REST API (no WebSocket needed)

  • await client.health()HealthResponse with status.
  • await client.get_voices()dict[str, list[VoiceDescriptor]] grouped by provider.
  • await client.speak_rest(text, tts_config)(bytes, headers) audio synthesized over HTTP; headers include x-audio-format, x-sample-rate, etc.
  • await client.get_livekit_token(room_name, participant_name, participant_identity)LiveKitTokenResponse with token, LiveKit URL, room name, and participant identity.
  • await client.get_recording(stream_id)(bytes, headers) binary OGG for a completed session (use client.received_stream_id after ready).
  • await client.get_sip_hooks()SipHooksResponse from the runtime cache.
  • await client.set_sip_hooks(hooks)SipHooksResponse after replacing hooks with matching hosts (case-insensitive) and adding new ones.
from sayna_client import TTSConfig, SipHook

audio, headers = await client.speak_rest(
    "Hello, world!",
    TTSConfig(
        provider="elevenlabs",
        voice_id="21m00Tcm4TlvDq8ikWAM",
        model="eleven_turbo_v2",
        speaking_rate=1.0,
        audio_format="mp3",
        sample_rate=24000,
        connection_timeout=30,
        request_timeout=60,
        pronunciations=[],
    ),
)
print("Audio bytes:", len(audio), "Format:", headers.get("x-audio-format"))
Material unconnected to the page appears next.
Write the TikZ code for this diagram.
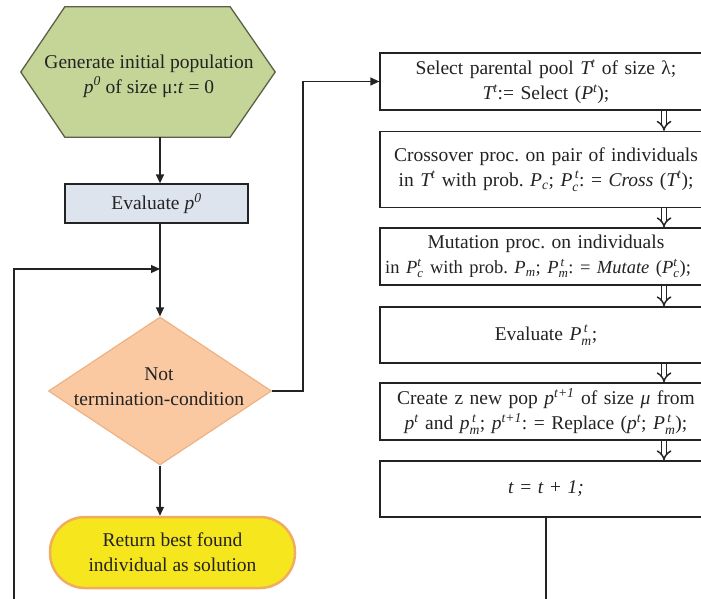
\documentclass[tikz,border=0pt]{standalone}
\usepackage{fontspec}
\usepackage{amsmath}
\setmainfont{Liberation Serif}
\usetikzlibrary{arrows.meta,shapes.geometric,backgrounds}
\newcommand\vv[1]{\textit{#1}}
\definecolor{hexfill}{RGB}{197,213,152}
\definecolor{hexline}{RGB}{90,96,70}
\definecolor{evfill}{RGB}{221,228,238}
\definecolor{diafill}{RGB}{250,201,162}
\definecolor{dialine}{RGB}{236,178,134}
\definecolor{termfill}{RGB}{246,230,30}
\definecolor{termline}{RGB}{240,172,95}
\definecolor{ink}{RGB}{35,35,35}
\frenchspacing
\begin{document}
\begin{tikzpicture}[x=1pt,y=-1pt,
  font=\fontsize{19.5}{25}\selectfont,
  txt/.style={text=ink, align=center, inner sep=0pt},
  box/.style={draw=ink, line width=1.3pt, fill=white, text=ink, text width=332pt, align=center, inner sep=0pt},
  conn/.style={draw=ink, line width=1.3pt, -{Triangle[length=9pt,width=8pt]}},
  dbl/.style={draw=ink, double=white, double distance=3.5pt, line width=1.5pt, -{Implies[scale=1.1]}}]
\useasboundingbox (0,0) rectangle (701,599);
\clip (0,0) rectangle (701,599);

% left column
\node[inner sep=0pt, minimum width=254pt, minimum height=130pt] (gen) at (148,72) {};
\begin{scope}[on background layer]
\draw[fill=hexfill, draw=hexline, line width=1.3pt]
  ([xshift=44pt]gen.north west) -- ([xshift=-45pt]gen.north east) -- (gen.east)
  -- ([xshift=-45pt]gen.south east) -- ([xshift=44pt]gen.south west) -- (gen.west) -- cycle;
\end{scope}
\node[txt] (gentxt) at (149,76)
  {Generate initial population\\ $\vv{p}^{\textit{0}}$ of size μ:\vv{t} = 0};

\node[txt, draw=ink, line width=1.3pt, fill=evfill, minimum width=183pt, minimum height=39pt] (ev) at (156.5,203.5)
  {Evaluate $\vv{p}^{\textit{0}}$};

\node[diamond, draw=dialine, fill=diafill, line width=1.2pt, minimum width=223pt, minimum height=148pt, inner sep=0pt] (dia) at (160,391) {};
\node[txt] (diatxt) at (159,387) {Not\\termination-condition};

\node[txt, draw=termline, fill=termfill, line width=2.5pt, rounded corners=35pt, minimum width=245pt, minimum height=71pt] (term) at (172.5,552.5)
  {Return best found\\individual as solution};

% right column
\node[box, minimum height=57pt] (sel) at (546,81.5)
  {Select parental pool $\vv{T}^{\vv{t}}$ of size λ;\\$\vv{T}^{\vv{t}}$:= Select ($\vv{P}^{\vv{t}}$);};
\node[box, minimum height=76pt] (cro) at (546,169.5)
  {Crossover proc. on pair of individuals\\in $\vv{T}^{\vv{t}}$ with prob. $\vv{P}_{\vv{c}}$; $\vv{P}_{\vv{c}}^{\,\vv{t}}$: = \vv{Cross} ($\vv{T}^{\vv{t}}$);};
\node[box, minimum height=57pt] (mut) at (546,256.5)
  {Mutation proc. on individuals\\\makebox[\linewidth][c]{\hspace*{-16pt}\fontsize{18.5}{25}\selectfont in $\vv{P}_{\vv{c}}^{\vv{t}}$ with prob. $\vv{P}_{\vv{m}}$; $\vv{P}_{\vv{m}}^{\,\vv{t}}$: = \vv{Mutate} ($\vv{P}_{\vv{c}}^{\vv{t}}$);}};
\node[box, minimum height=56pt] (evm) at (546,335)
  {Evaluate $\vv{P}_{\vv{m}}^{\,\vv{t}}$;};
\node[box, minimum height=57pt] (cre) at (546,411.5)
  {Create z new pop $\vv{p}^{\vv{t}\textit{+1}}$ of size \vv{μ} from\\$\vv{p}^{\vv{t}}$ and $\vv{p}_{\vv{m}}^{\,\vv{t}}$; $\vv{p}^{\vv{t}\textit{+1}}$: = Replace ($\vv{p}^{\vv{t}}$; $\vv{P}_{\vv{m}}^{\,\vv{t}}$);};
\node[box, minimum height=56pt] (tt) at (546,489)
  {\vv{t} = \vv{t} + \vv{1;}};

% helper coordinates
\coordinate (col) at (160,0);
\coordinate (join) at (160,269);
\coordinate (lb) at (14,630);
\coordinate (rb) at (303,0);
\coordinate (dx) at (664,0);

% connectors
\draw[conn] (gen.south -| col) -- (ev.north -| col);
\draw[conn] (ev.south -| col) -- (dia.north);
\draw[conn] (dia.south) -- (term.north -| dia.south);
\draw[conn] (dia.east) -- (dia.east -| rb) -- (rb |- sel.west) -- (sel.west);
\draw[conn] (tt.south) -- (tt.south |- lb) -- (lb) -- (lb |- join) -- (join);

\draw[dbl] (sel.south -| dx) -- (cro.north -| dx);
\draw[dbl] (cro.south -| dx) -- (mut.north -| dx);
\draw[dbl] (mut.south -| dx) -- (evm.north -| dx);
\draw[dbl] (evm.south -| dx) -- (cre.north -| dx);
\draw[dbl] (cre.south -| dx) -- (tt.north -| dx);
\end{tikzpicture}
\end{document}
updated = await client.set_sip_hooks([
    SipHook(host="example.com", url="https://webhook.example.com/events"),
    SipHook(host="another.com", url="https://webhook.another.com/events"),
])
print("Total hooks configured:", len(updated.hooks))

WebSocket client

Constructing the client

SaynaClient(
    url: str,
    stt_config: STTConfig,
    tts_config: TTSConfig,
    livekit_config: LiveKitConfig | None = None,
    without_audio: bool = False,
    api_key: str | None = None,
    stream_id: str | None = None,
)
url accepts http(s) or ws(s); the client will open a WebSocket to Sayna and send the initial config when you call connect().

Lifecycle and state

  • await client.connect() establishes the socket and resolves after the ready message.
  • await client.disconnect() closes the socket and cleans up.
  • Connection state is exposed via client.ready and client.connected.
  • LiveKit metadata after ready (when enabled): client.livekit_room_name, client.livekit_url, client.sayna_participant_identity, client.sayna_participant_name.
  • Session identifier after ready: client.received_stream_id (server-generated UUID unless you provided stream_id).

Sending data

  • await client.speak(text, flush=True, allow_interruption=True) to enqueue speech (defaults clear-queue and interruptible).
  • await client.on_audio_input(audio_data: bytes) to stream raw audio for STT.
  • await client.send_message(message, role, topic="messages", debug=None) to send data-channel messages.
  • await client.clear() to clear the TTS queue.
  • await client.tts_flush(allow_interruption=True) to flush the queue with an empty speak.

Receiving events

Register callbacks to wire in your agent logic:
  • register_on_stt_result(cb) for transcription results.
  • register_on_tts_audio(cb) for TTS audio buffers.
  • register_on_error(cb) for error messages.
  • register_on_message(cb) for participant messages.
  • register_on_participant_disconnected(cb) when a participant leaves.
  • register_on_tts_playback_complete(cb) when queued speech finishes.

SIP webhook receiver

WebhookReceiver verifies SIP webhooks with HMAC-SHA256, constant-time comparison, a 5-minute replay window, and strict validation.
from sayna_client import WebhookReceiver, SaynaValidationError

receiver = WebhookReceiver("your-secret-key-min-16-chars")  # or rely on SAYNA_WEBHOOK_SECRET

body = request.get_data(as_text=True)  # Flask example
try:
    webhook = receiver.receive(request.headers, body)
    print("From:", webhook.from_phone_number)
    print("To:", webhook.to_phone_number)
    print("Room:", webhook.room.name)
    print("Participant:", webhook.participant.identity)
except SaynaValidationError as err:
    return {"error": str(err)}, 401
  • Constructor: WebhookReceiver(secret: str | None = None) uses the provided secret or SAYNA_WEBHOOK_SECRET.
  • receive(headers, body) returns a typed WebhookSIPOutput (participant identity/sid/name, room name/sid, from/to phone numbers, room prefix, sip_host) or raises SaynaValidationError on failed verification.